CB: The Game of Boxes is a poem from the book. It’s that game that you play when you’re really, really bored, and you’re trying to find something to do. And you have these dots, and you’re trying to close up the boxes. I came up with a lot of other titles, and the press kept saying “no.” I’m happy with “The Game of Boxes.” It’s very abstract, it seems like it leaves a lot of room. But I actually find titles impossible. I leave a lot of poems untitled until very late, and I don’t pay attention to other people’s titles. When I teach, I often just jump right down.

On the other hand, it’s extremely important, the title…so I should pay more attention.

DL: “The last usable hour” is a line from…it evokes the end-of-the-world, nightmarish feeling I get in the middle of the night. I was thinking a lot about how the luxury of being in the middle…we have all of this time right now, and eventually we’ll get the last hour that we have. That haunted me, “the last usable hour.”

MR: Can I ask you a question about that, actually? Where do you think you’ll get buried, because, when the hearse driver takes you across the bridge [in one of your poems], were you going to Queens or something?

That has haunted me…I’ve always thought that you don’t want to be buried in that direction.

My book, Destroyer and Preserver, was going to be called Army of Giants, which is, I think, a scientifically great title…there’s just no getting around how great that title is, Army of Giants. But it just stopped being perfect for the book, after a while, as I was putting it together. I mean, Mad King Ludwig had an army of giants, it’s an army of midgets, in his retinue, because you never know what you’re going to come up against. And that’s a line in one of the poems. But then…it just stopped seeming appropriate for the book. So as much as I loved The Army of Giants, I had to let it go.

Shakespeare and Company

Q: I know that Deborah and Katherine show each other work. Can you talk about the value of sharing your work with other writers?
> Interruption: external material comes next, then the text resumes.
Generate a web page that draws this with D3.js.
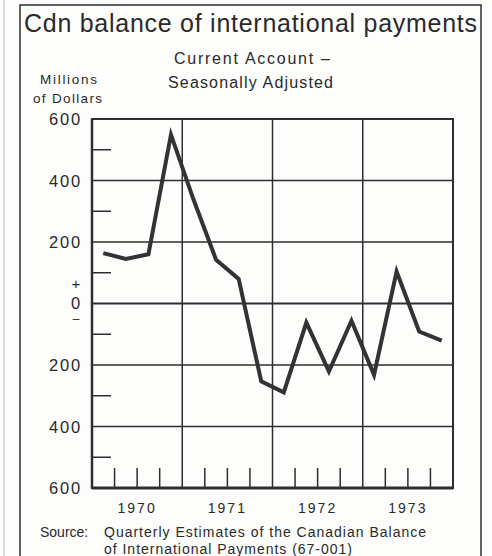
<!DOCTYPE html>
<html>
<head>
<meta charset="utf-8">
<script src="https://cdn.jsdelivr.net/npm/d3@7"></script>
<style>
  html, body { margin: 0; padding: 0; background: #fdfdfc; }
  svg { display: block; }
  text { font-family: "Liberation Sans", Arial, sans-serif; fill: #2a2a2a; }
</style>
</head>
<body>
<div id="chart"></div>
<script>
// Quarterly current account balance, 1970 Q1 – 1973 Q4 (millions of dollars)
const quarters = ["1970Q1","1970Q2","1970Q3","1970Q4","1971Q1","1971Q2","1971Q3","1971Q4",
                  "1972Q1","1972Q2","1972Q3","1972Q4","1973Q1","1973Q2","1973Q3","1973Q4"];
const balance = [164, 145, 160, 549, 338, 142, 80, -253, -289, -62, -221, -56, -232, 104, -91, -121];
const years = ["1970", "1971", "1972", "1973"];
const yTickValues = [600, 400, 200, 0, -200, -400, -600];
const yTickLabels = ["600", "400", "200", "0", "200", "400", "600"];
const minorTicks = [500, 300, 100, -100, -300, -500];

const W = 492, H = 556;
const svg = d3.select("#chart").append("svg")
    .attr("width", W)
    .attr("height", H);

const x = d3.scaleLinear().domain([0, quarters.length]).range([92, 453]);
const y = d3.scaleLinear().domain([-600, 600]).range([488, 119]);
const ink = "#2e2e2e";

// outer frame (bottom runs off the page) and scan edge
svg.append("line").attr("x1", 4).attr("x2", 4).attr("y1", 0).attr("y2", H)
    .attr("stroke", "#bbb").attr("stroke-width", 1);
svg.append("path")
    .attr("d", `M20,${H} V5 H481 V${H}`)
    .attr("fill", "none").attr("stroke", ink).attr("stroke-width", 1.5);

// title
svg.append("text").attr("x", 24).attr("y", 32)
    .attr("font-size", 25).attr("textLength", 453).attr("lengthAdjust", "spacing")
    .text("Cdn balance of international payments");
svg.append("text").attr("x", 174).attr("y", 64)
    .attr("font-size", 16).attr("textLength", 156).attr("lengthAdjust", "spacing")
    .text("Current Account \u2013");
svg.append("text").attr("x", 168).attr("y", 88)
    .attr("font-size", 16).attr("textLength", 165).attr("lengthAdjust", "spacing")
    .text("Seasonally Adjusted");
svg.append("text").attr("x", 40).attr("y", 84)
    .attr("font-size", 13.5).attr("textLength", 57).attr("lengthAdjust", "spacing")
    .text("Millions");
svg.append("text").attr("x", 33).attr("y", 103)
    .attr("font-size", 13.5).attr("textLength", 69).attr("lengthAdjust", "spacing")
    .text("of Dollars");

const g = svg.append("g");

// horizontal grid
g.selectAll("line.hgrid").data(yTickValues.slice(1, -1)).enter().append("line")
    .attr("x1", x(0)).attr("x2", x(16))
    .attr("y1", d => y(d)).attr("y2", d => y(d))
    .attr("stroke", ink).attr("stroke-width", d => d === 0 ? 2 : 1.5);

// vertical year boundaries
g.selectAll("line.vgrid").data([4, 8, 12]).enter().append("line")
    .attr("x1", d => x(d)).attr("x2", d => x(d))
    .attr("y1", y(600)).attr("y2", y(-600))
    .attr("stroke", ink).attr("stroke-width", 1.5);

// minor ticks on the left
g.selectAll("line.minor").data(minorTicks).enter().append("line")
    .attr("x1", x(0)).attr("x2", x(0) + 19)
    .attr("y1", d => y(d)).attr("y2", d => y(d))
    .attr("stroke", ink).attr("stroke-width", 1.5);

// quarter ticks along the bottom
const qTicks = d3.range(1, 16).filter(i => i % 4 !== 0);
g.selectAll("line.qtick").data(qTicks).enter().append("line")
    .attr("x1", d => x(d)).attr("x2", d => x(d))
    .attr("y1", y(-600)).attr("y2", y(-600) - 20)
    .attr("stroke", ink).attr("stroke-width", 1.5);

// plot frame
g.append("rect")
    .attr("x", x(0)).attr("y", y(600))
    .attr("width", x(16) - x(0)).attr("height", y(-600) - y(600))
    .attr("fill", "none").attr("stroke", ink).attr("stroke-width", 2);
g.append("line").attr("x1", x(0)).attr("x2", x(16)).attr("y1", y(-600)).attr("y2", y(-600))
    .attr("stroke", ink).attr("stroke-width", 3);
g.append("line").attr("x1", x(0)).attr("x2", x(0)).attr("y1", y(600)).attr("y2", y(-600))
    .attr("stroke", ink).attr("stroke-width", 2.5);

// y labels
g.selectAll("text.ylab").data(yTickValues).enter().append("text")
    .attr("x", 82).attr("y", d => y(d) + (d === 0 ? 5 : 6))
    .attr("text-anchor", "end").attr("font-size", 16.5).attr("letter-spacing", 1.8)
    .text((d, i) => yTickLabels[i]);
g.append("text").attr("x", 76).attr("y", y(0) - 20)
    .attr("text-anchor", "middle").attr("dominant-baseline", "central")
    .attr("font-size", 15).text("+");
g.append("text").attr("x", 76).attr("y", y(0) + 15)
    .attr("text-anchor", "middle").attr("dominant-baseline", "central")
    .attr("font-size", 12).text("\u2013");

// year labels
g.selectAll("text.year").data(years).enter().append("text")
    .attr("x", (d, i) => x(i * 4 + 2))
    .attr("y", 513)
    .attr("text-anchor", "middle").attr("font-size", 14).attr("letter-spacing", 2)
    .text(d => d);

// data line
const line = d3.line()
    .x((d, i) => x(i + 0.5))
    .y(d => y(d));
g.append("path").datum(balance)
    .attr("d", line)
    .attr("fill", "none").attr("stroke", "#333")
    .attr("stroke-width", 4).attr("stroke-linejoin", "miter");

// source
svg.append("text").attr("x", 40).attr("y", 537).attr("font-size", 14)
    .text("Source:");
svg.append("text").attr("x", 104).attr("y", 537).attr("font-size", 14)
    .attr("textLength", 322).attr("lengthAdjust", "spacing")
    .text("Quarterly Estimates of the Canadian Balance");
svg.append("text").attr("x", 104).attr("y", 554).attr("font-size", 14)
    .attr("textLength", 248).attr("lengthAdjust", "spacing")
    .text("of International Payments (67-001)");
</script>
</body>
</html>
DL: I really need readers. In fact I wrote a piece for the Wall Street Journal last spring about collaboration and the way in which I work with writers, and even in that piece I needed writer friends to read it. So for me it’s a very important part of my process.

MR: I think you need like-minded people. It doesn’t have to be a lot of them, but it does need to be some of them. And I think those are the people that make you better. You want to write for them, you want to impress them or do something that they haven’t seen you do before. Otherwise, it’s hard to know exactly who you’re talking to, it’s easy to get in a rut. But I think if you have people who you really admire, maybe if you even feel a little inferior to, then I think that makes you perform better. It makes you take a step up.

CB: I think it helps with the loneliness of writer, and the difficulty of actually shaping something. To make from the raw, the pleasure of just tracking the mind, I think it’s helpful to have a group of people, or a reader to accompany you all the way through.

Shakespeare and Company

Q: How often do you write a poem that you are really proud of?

MR: Not very often.

DL: Ditto.

CB: Definitely not very often. It’s interesting, being here in Paris, looking back at my notes. I try to tell students, and I do this myself, to take one’s poem to different places and see how it looks there.

Everything looks shabby here, in comparison to Paris.